Node.cpp, Node.hpp, HashTable.cpp, HashTable.hpp, LinkedList.cpp, LinkedList.hpp, Makefile, main.cpp, test.cpp.
To build and execute test file:
make testfile
Then, run:
./test
For valgrind, run:
make memory
To run main file, simply do:
make build
and then using a given filename:
./database ./dataset_small.tsv
This will run the program. It will ingest the designated file and begin an interactive command line. May take a few minutes to ingest.
Interact with it like so:
:g word to GET a given word
:p word frequency to PUT given word and its frequency to the HashTable, e.g. p: boondoggle 2000.
:r word to DELETE the word from the HashTable, and
:q to quit the program.
Derived from the Tufts U Summer 2019 Data Structures course by Tomoki Shibata and Matthew Russell. Generally, Tufts CS Dept academic policy forbids open sourcing homework unless explicilty stated to the contrary.
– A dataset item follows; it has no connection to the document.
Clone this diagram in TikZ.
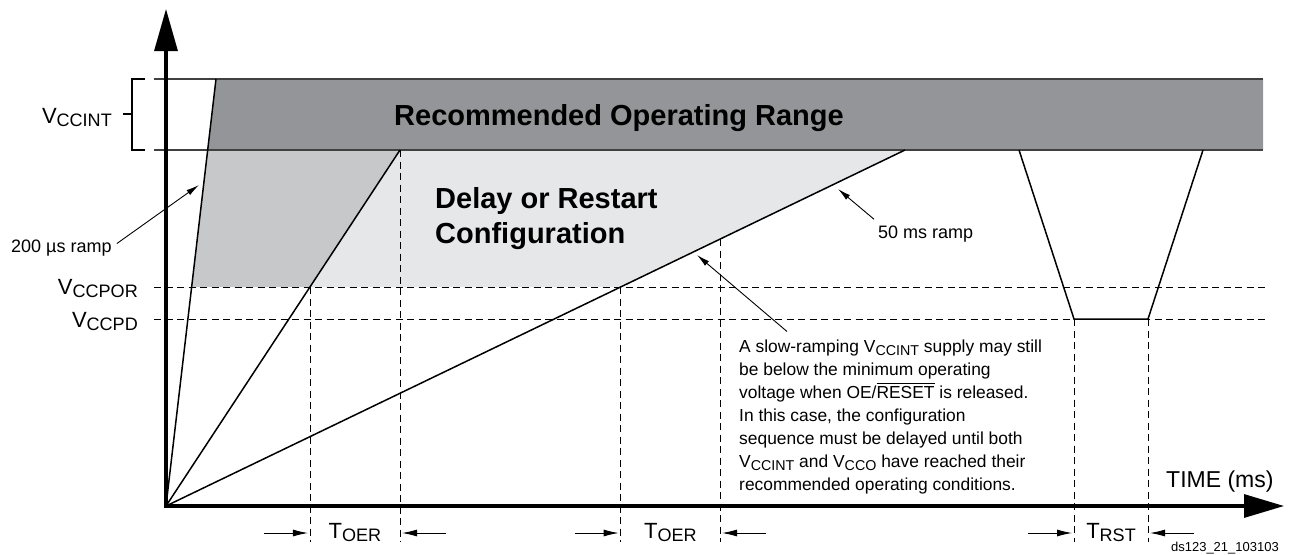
\documentclass[tikz,border=0pt]{standalone}
\usepackage{fontspec}
\setmainfont{Liberation Sans}
\usepackage{amsmath}
\usetikzlibrary{arrows.meta,calc}

\definecolor{bandgray}{HTML}{939598}
\definecolor{midgray}{HTML}{C7C8CA}
\definecolor{litegray}{HTML}{E6E7E8}

\newcommand{\lo}[1]{\raisebox{-0.17em}{\scalebox{0.82}{#1}}}

\tikzset{
  ramp/.style={line width=1.5pt},
  edge/.style={line width=1.3pt,draw=black!75},
  guide/.style={line width=0.9pt,dash pattern=on 7pt off 4.5pt},
  lead/.style={line width=0.9pt,-{Latex[length=13pt,width=6pt]}},
  gap/.style={line width=0.9pt,-{Latex[length=15pt,width=7pt]}},
  lbl/.style={inner sep=0pt,font=\fontsize{22}{22}\selectfont},
  note/.style={inner sep=0pt,font=\fontsize{18}{18}\selectfont},
}

\begin{document}
\begin{tikzpicture}
[x=1pt,y=-1pt]
\useasboundingbox (0,0) rectangle (1289,554);
% levels and ramps
\coordinate (O) at (166,506);
\coordinate (fast) at (216,79);
\coordinate (mid) at (400,150);
\coordinate (slow) at (905,150);
\coordinate (topL) at (154,79); \coordinate (topR) at (1263,79);
\coordinate (botL) at (154,150); \coordinate (botR) at (1263,150);
\coordinate (porL) at (154,287); \coordinate (porR) at (1265,287);
\coordinate (pdL) at (154,319); \coordinate (pdR) at (1265,319);
\coordinate (fastbot) at (intersection of O--fast and botL--botR);
\coordinate (fastpor) at (intersection of O--fast and porL--porR);
\coordinate (midpor) at (intersection of O--mid and porL--porR);
\coordinate (slowpor) at (intersection of O--slow and porL--porR);
\coordinate (slowcut) at ($(O)!0.7497!(slow)$);
\coordinate (rst1) at (1019,150); \coordinate (rst2) at (1074,319);
\coordinate (rst3) at (1148,319); \coordinate (rst4) at (1203,150);
\coordinate (tick) at (0,542);
\coordinate (gapy) at (0,533);
\coordinate (tbase) at (0,538);

\fill[bandgray] (fast) -- (topR) -- (botR) -- (fastbot) -- cycle;
\fill[midgray] (fastbot) -- (mid) -- (midpor) -- (fastpor) -- cycle;
\fill[litegray] (mid) -- (slow) -- (slowpor) -- (midpor) -- cycle;
\draw[edge] (topL) -- (topR);
\draw[edge] (botL) -- (botR);

\foreach \a/\b in {porL/porR,pdL/pdR} \draw[guide] (\a) -- (\b);
\foreach \c in {midpor,mid,slowpor,slowcut,rst2,rst3} \draw[guide] (\c) -- (\c |- tick);

\foreach \c in {fast,mid,slow} \draw[ramp] (O) -- (\c);
\draw[ramp] (rst1) -- (rst2) -- (rst3) -- (rst4);

% bracket
\draw[line width=1.6pt] (145,79) -- (132,79) -- (132,150) -- (145,150);
\draw[line width=1.6pt] (123,114) -- (132,114);

\draw[line width=3.2pt,{Triangle[length=42pt,width=23pt]}-{Triangle[length=40pt,width=23pt]}]
  (166,9) -- (O) -- (1284,506);

% texts
\node[lbl,anchor=base east] (vccint) at (112,123) {V\lo{CCINT}};
\node[lbl,anchor=base east] (vccpor) at (138,294) {V\lo{CCPOR}};
\node[lbl,anchor=base east] (vccpd) at (138,327) {V\lo{CCPD}};
\node[inner sep=0pt,anchor=base,font=\bfseries\fontsize{29}{29}\selectfont] (range) at (619,125) {Recommended Operating Range};
\node[inner sep=0pt,anchor=north west,align=left,font=\bfseries\fontsize{29}{35}\selectfont] (delay) at (435,187) {Delay or Restart\\Configuration};

\node[note,anchor=base west] (fastlbl) at (11,252) {200 µs ramp};
\coordinate (fasttip) at (199,185);
\draw[lead] ([shift={(5,-4)}]fastlbl.east) -- (fasttip);

\node[note,anchor=base west] (slowlbl) at (878,238) {50 ms ramp};
\coordinate (slowtip) at (838,189);
\draw[lead] ([shift={(-4,-6)}]slowlbl.north west) -- (slowtip);

\node[inner sep=0pt,anchor=north west,align=left,font=\fontsize{17.4}{23}\selectfont] (slownote) at (739,339.5)
{A slow-ramping V\lo{CCINT} supply may still\\
be below the minimum operating\\
voltage when OE/$\overline{\mbox{RESET}}$ is released.\\
In this case, the configuration\\
sequence must be delayed until both\\
V\lo{CCINT} and V\lo{CCO} have reached their\\
recommended operating conditions.};
\coordinate (notetip) at (697,255);
\draw[lead] ([shift={(48,-8)}]slownote.north west) -- (notetip);

\foreach \a/\b/\t [count=\i] in {midpor/mid/OER,slowpor/slowcut/OER,rst2/rst3/RST} {
  \draw[gap] ($(\a |- gapy)+(-46,0)$) -- ($(\a |- gapy)+(-2,0)$);
  \draw[gap] ($(\b |- gapy)+(46,0)$) -- ($(\b |- gapy)+(2,0)$);
  \node[lbl,anchor=base] (gap\i) at ($(\a |- tbase)!0.5!(\b |- tbase)$) {T\lo{\t}};
}

\node[inner sep=0pt,anchor=base west,font=\fontsize{23}{23}\selectfont] (time) at (1166,487) {TIME (ms)};
\node[inner sep=0pt,anchor=base east,font=\fontsize{13}{13}\selectfont] (tag) at (1279,551) {ds123\_21\_103103};
\end{tikzpicture}
\end{document}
In this case, the teaching team wrote this homework assignment for one-time use, and I have Tomoki's blessing to open this up.
I ended up rewriting the hash algorithm and got massive results from it, borrowed heavily from this: https://www.programmingalgorithms.com/algorithm/djb-hash?lang=C%2B%2B
The reason this was so much more efficient than prior hashes I wrote was not just the distribution factor (which was about 5x better), but because it ran /quickly/, where my function was just not nearly as fast.
These were really useful:
- Stack Overflow on Arrays of Pointers (1): https://stackoverflow.com/questions/620843/how-do-i-create-an-array-of-pointers
- Stack Overflow on Arrays of Pointers (2): https://stackoverflow.com/questions/47925124/c-dynamic-array-of-pointers
And this as a file i/o user interaction reference: http://www.cplusplus.com/doc/tutorial/files/
I experimented with various loadfactors, settling on 1.0 as being satisfactory for resize. Refactoring at .7 wasn't really giving me many benefits.